» **WHAT TO DO**: Write out exactly the lines that run from the line containing "Write a Python" through the line containing "plt.rcParams['font.family'] = ['Liberation"; both end lines belong to the answer.

» **RECORDS FOR THIS EXERCISE**:
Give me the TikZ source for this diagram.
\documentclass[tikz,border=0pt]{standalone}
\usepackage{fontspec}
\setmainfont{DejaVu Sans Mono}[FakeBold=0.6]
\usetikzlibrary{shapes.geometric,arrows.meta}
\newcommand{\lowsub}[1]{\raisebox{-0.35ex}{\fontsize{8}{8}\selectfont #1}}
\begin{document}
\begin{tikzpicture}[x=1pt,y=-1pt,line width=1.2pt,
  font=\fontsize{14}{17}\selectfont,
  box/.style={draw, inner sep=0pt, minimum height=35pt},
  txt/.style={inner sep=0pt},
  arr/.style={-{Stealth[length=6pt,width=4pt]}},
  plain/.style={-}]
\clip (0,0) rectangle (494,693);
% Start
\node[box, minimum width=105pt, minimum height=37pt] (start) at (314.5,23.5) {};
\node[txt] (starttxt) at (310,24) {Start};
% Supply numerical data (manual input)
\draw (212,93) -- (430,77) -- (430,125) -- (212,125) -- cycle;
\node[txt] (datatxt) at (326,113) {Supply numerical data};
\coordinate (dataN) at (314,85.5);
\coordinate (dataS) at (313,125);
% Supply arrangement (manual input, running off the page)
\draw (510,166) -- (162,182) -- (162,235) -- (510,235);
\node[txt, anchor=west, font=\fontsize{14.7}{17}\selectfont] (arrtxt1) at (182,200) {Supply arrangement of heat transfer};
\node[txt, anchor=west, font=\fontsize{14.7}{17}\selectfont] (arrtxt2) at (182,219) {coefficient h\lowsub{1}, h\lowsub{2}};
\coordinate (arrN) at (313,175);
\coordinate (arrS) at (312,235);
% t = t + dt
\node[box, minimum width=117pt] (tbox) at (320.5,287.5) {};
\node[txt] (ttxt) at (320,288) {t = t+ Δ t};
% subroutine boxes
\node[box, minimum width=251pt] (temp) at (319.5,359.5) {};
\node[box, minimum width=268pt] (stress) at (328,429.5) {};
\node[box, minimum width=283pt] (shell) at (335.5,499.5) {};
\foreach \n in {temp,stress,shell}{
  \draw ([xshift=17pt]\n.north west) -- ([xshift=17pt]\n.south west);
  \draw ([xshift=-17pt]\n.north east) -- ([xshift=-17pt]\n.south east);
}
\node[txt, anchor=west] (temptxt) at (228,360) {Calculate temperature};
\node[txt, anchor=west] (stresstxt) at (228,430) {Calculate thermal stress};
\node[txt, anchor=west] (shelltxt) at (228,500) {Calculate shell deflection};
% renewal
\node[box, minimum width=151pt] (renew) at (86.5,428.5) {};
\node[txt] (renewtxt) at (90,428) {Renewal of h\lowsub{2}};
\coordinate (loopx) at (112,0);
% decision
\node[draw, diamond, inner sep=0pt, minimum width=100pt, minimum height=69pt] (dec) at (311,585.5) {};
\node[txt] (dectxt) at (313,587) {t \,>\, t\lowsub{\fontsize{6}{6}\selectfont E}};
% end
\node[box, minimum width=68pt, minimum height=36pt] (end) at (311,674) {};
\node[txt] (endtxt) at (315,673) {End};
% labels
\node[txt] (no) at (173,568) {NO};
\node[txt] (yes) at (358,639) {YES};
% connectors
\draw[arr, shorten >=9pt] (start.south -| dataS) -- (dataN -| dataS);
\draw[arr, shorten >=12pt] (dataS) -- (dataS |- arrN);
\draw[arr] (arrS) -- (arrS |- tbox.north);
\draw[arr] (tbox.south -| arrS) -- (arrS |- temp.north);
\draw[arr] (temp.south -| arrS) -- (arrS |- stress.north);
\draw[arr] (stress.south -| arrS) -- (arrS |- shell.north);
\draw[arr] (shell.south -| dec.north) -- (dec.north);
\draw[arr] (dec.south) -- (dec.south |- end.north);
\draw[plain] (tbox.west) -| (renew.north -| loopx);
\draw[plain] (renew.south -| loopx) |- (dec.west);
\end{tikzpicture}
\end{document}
...
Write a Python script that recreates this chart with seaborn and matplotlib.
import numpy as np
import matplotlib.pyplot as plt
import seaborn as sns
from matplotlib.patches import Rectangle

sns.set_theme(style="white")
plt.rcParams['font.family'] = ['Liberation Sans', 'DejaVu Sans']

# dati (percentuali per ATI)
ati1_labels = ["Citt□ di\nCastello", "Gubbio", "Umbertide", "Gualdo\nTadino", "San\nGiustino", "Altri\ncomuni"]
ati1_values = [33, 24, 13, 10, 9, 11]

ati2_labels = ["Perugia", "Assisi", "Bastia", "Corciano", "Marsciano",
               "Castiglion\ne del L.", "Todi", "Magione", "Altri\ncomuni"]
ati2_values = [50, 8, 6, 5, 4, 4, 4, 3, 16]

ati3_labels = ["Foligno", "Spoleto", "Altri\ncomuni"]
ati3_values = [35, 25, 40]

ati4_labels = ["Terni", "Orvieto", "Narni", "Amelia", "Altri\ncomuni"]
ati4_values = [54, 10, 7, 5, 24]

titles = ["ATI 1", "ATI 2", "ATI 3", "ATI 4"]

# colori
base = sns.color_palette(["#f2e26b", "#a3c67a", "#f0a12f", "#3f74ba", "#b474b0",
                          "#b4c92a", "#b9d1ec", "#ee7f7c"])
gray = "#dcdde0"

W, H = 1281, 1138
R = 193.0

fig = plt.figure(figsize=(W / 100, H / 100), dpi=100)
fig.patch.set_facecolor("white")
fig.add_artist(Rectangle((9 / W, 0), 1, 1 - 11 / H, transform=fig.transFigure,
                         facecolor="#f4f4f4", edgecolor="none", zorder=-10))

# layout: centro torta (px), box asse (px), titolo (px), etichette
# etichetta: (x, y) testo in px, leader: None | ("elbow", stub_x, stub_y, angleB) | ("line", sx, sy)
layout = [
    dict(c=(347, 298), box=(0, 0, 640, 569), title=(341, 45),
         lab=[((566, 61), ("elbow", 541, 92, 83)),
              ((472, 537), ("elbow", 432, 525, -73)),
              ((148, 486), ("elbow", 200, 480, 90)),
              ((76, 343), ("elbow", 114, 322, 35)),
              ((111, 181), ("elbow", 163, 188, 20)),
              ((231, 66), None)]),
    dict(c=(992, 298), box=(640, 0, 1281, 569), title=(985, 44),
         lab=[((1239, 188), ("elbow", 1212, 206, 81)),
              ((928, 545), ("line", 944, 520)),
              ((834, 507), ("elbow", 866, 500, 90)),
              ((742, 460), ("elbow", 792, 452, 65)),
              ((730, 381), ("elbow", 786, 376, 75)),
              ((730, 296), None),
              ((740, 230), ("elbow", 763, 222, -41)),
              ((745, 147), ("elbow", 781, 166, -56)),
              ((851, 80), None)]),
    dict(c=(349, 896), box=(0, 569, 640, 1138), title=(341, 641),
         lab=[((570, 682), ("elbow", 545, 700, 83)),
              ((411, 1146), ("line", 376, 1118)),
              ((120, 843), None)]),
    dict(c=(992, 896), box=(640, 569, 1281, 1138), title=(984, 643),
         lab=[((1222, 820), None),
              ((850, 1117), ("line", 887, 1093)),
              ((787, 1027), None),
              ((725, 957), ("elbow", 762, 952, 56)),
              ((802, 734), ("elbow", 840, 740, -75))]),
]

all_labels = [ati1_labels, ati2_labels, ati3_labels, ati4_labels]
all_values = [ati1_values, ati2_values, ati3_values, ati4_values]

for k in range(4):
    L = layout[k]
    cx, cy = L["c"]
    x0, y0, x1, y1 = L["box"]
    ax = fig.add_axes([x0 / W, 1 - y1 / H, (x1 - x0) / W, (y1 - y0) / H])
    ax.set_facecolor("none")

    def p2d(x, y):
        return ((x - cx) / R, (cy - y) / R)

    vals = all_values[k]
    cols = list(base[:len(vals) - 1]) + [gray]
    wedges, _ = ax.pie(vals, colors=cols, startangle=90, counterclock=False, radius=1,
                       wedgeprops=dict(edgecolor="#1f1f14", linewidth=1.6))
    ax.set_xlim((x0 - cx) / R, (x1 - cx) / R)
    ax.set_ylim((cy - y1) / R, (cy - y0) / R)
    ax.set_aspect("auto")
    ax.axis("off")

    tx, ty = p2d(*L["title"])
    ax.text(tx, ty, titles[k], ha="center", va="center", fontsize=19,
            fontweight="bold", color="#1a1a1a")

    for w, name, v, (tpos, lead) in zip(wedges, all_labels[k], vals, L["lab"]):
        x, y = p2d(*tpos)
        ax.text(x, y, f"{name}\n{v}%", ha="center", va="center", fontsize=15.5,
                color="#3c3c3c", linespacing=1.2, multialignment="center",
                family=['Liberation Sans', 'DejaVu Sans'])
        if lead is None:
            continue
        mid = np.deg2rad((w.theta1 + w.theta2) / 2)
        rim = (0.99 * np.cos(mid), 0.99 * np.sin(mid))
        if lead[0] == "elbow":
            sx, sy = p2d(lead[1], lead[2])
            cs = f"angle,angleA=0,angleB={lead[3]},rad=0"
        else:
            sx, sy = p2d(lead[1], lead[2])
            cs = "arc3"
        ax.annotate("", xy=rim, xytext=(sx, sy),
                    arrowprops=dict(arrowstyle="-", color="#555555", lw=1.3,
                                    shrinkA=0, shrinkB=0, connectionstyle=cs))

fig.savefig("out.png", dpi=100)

» **ANSWER TO THIS PROBLEM**:
Write a Python script that recreates this chart with seaborn and matplotlib.
import numpy as np
import matplotlib.pyplot as plt
import seaborn as sns
from matplotlib.patches import Rectangle

sns.set_theme(style="white")
plt.rcParams['font.family'] = ['Liberation Sans', 'DejaVu Sans']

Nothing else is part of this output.